Mercurial at work
comments | Posted in scm on Friday, August 24 2007 16:04:00 GMT
So I'm slowing beginning project(s) at my new job. Something I have not asked about is version control usage in the department.
I tend to work iteratively. I create a base project with barebone features and then branch off between 2 or 3 ideas where the base project could be taken.
I have done this for a site re-design I'm working on: * get the base files from remote server - setup my own dev site of the live site
- do version of site template as-is replacing out the very little content I have to change with the new content (preserving current DOM structure 99%).
- do version of site template with absolute position div'd content areas (heavy page rework)
- do version of site template with all fluid div layout and very little images (heavy page rework)
In doing this I have essentialy created 1 project directory with 3 folders in it, a single folder for each attempt (essentially a branch for each case).
Fooie.
I'm used to jobs that have no existing version control infrastructure to work with, so I'm taking a stab and installing a SCM on my local work machine. I'm opting for Mercurial this time around the SCM tree. At my previous job posting myself and a another developer instigated the use of Subversion for all new and re-claimed projects (projects which M29 completed/shelved previously that upon new work need to be fully imported into SVN).

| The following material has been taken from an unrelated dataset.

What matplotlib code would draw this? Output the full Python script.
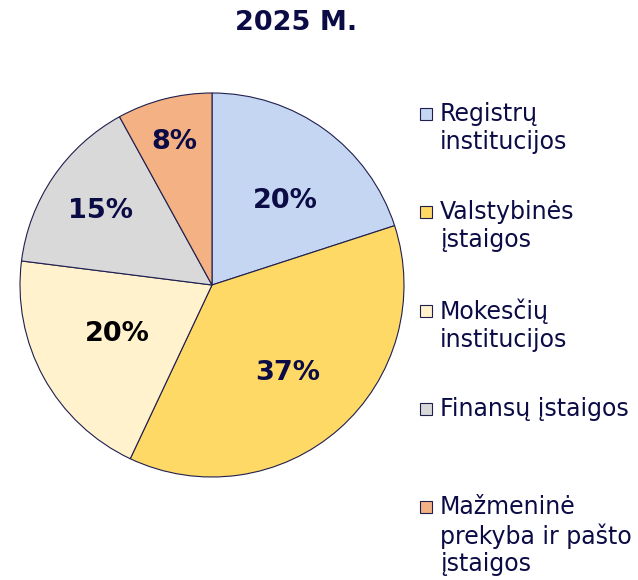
import matplotlib.pyplot as plt
import numpy as np

# data
categories = ['Registrų\ninstitucijos', 'Valstybinės\nįstaigos', 'Mokesčių\ninstitucijos',
              'Finansų įstaigos', 'Mažmeninė\nprekyba ir pašto\nįstaigos']
shares = [20, 37, 20, 15, 8]
colors = ['#C5D6F2', '#FFD966', '#FFF2CC', '#D9D9D9', '#F4B183']
label_colors = ['#0B0B45', '#0B0B45', '#000000', '#0B0B45', '#0B0B45']
label_radius = [0.59, 0.60, 0.55, 0.70, 0.78]
label_turn = [-4.5, 0, -2.5, 0, 0]  # degrees, nudges label off the mid-angle

navy = '#0B0B45'
W, H = 638, 580
fig = plt.figure(figsize=(W / 100, H / 100), dpi=100)
plt.rcParams['font.family'] = ['DejaVu Sans']

ax = fig.add_axes([20 / W, 1 - 477 / H, 384 / W, 384 / H])
wedges, texts = ax.pie(shares, colors=colors, startangle=90, counterclock=False,
                       wedgeprops=dict(edgecolor='#1F1F4F', linewidth=0.8))
ax.set_xlim(-1, 1)
ax.set_ylim(-1, 1)
ax.set_aspect('equal')

for w, v, r, t, c in zip(wedges, shares, label_radius, label_turn, label_colors):
    ang = np.deg2rad((w.theta1 + w.theta2) / 2 + t)
    ax.text(r * np.cos(ang), r * np.sin(ang) - 0.01, f'{v}%', ha='center', va='center',
            fontsize=19.5, fontweight='bold', color=c)

fig.text(296 / W, 1 - 23 / H, '2025 M.', ha='center', va='center',
         fontsize=19.5, fontweight='bold', color=navy)

# legend drawn by hand (y = baseline of first line, px)
leg_y = [121, 219, 318, 416, 514]
for cat, col, y in zip(categories, colors, leg_y):
    fig.patches.append(plt.Rectangle((420 / W, 1 - (y - 1) / H), 12 / W, 12 / H,
                                     transform=fig.transFigure, facecolor=col,
                                     edgecolor='#1F1F4F', linewidth=0.8))
    fig.text(440 / W, 1 - (y - 19) / H, cat, ha='left', va='top', fontsize=17,
             color=navy, linespacing=1.2)

fig.savefig('out.png', dpi=100)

SVN is very useful, relatively easy to setup with Apache and web access. But, I think for a single developer my life may be slightly easier with Mercurial. It contaminates the filesystem less and I think that fact alone will make deploying code that much quicker. Especially since TortoiseSVN is not available under MacOSX and I'm still getting the whole Apple thing under my belt. I think Mercurial will be as powerful as SVN but much more out of my way as a web site administrator/designer/developer.
Depending on how my allergic reaction to Mercurial usage is ... I hope to still port my home SVN repo (yes, I use 1 biiig repo) into a Mercurial system ... and farther off making of that codebase accessible to the public (yea ... that last part is a bit of a pipe dream).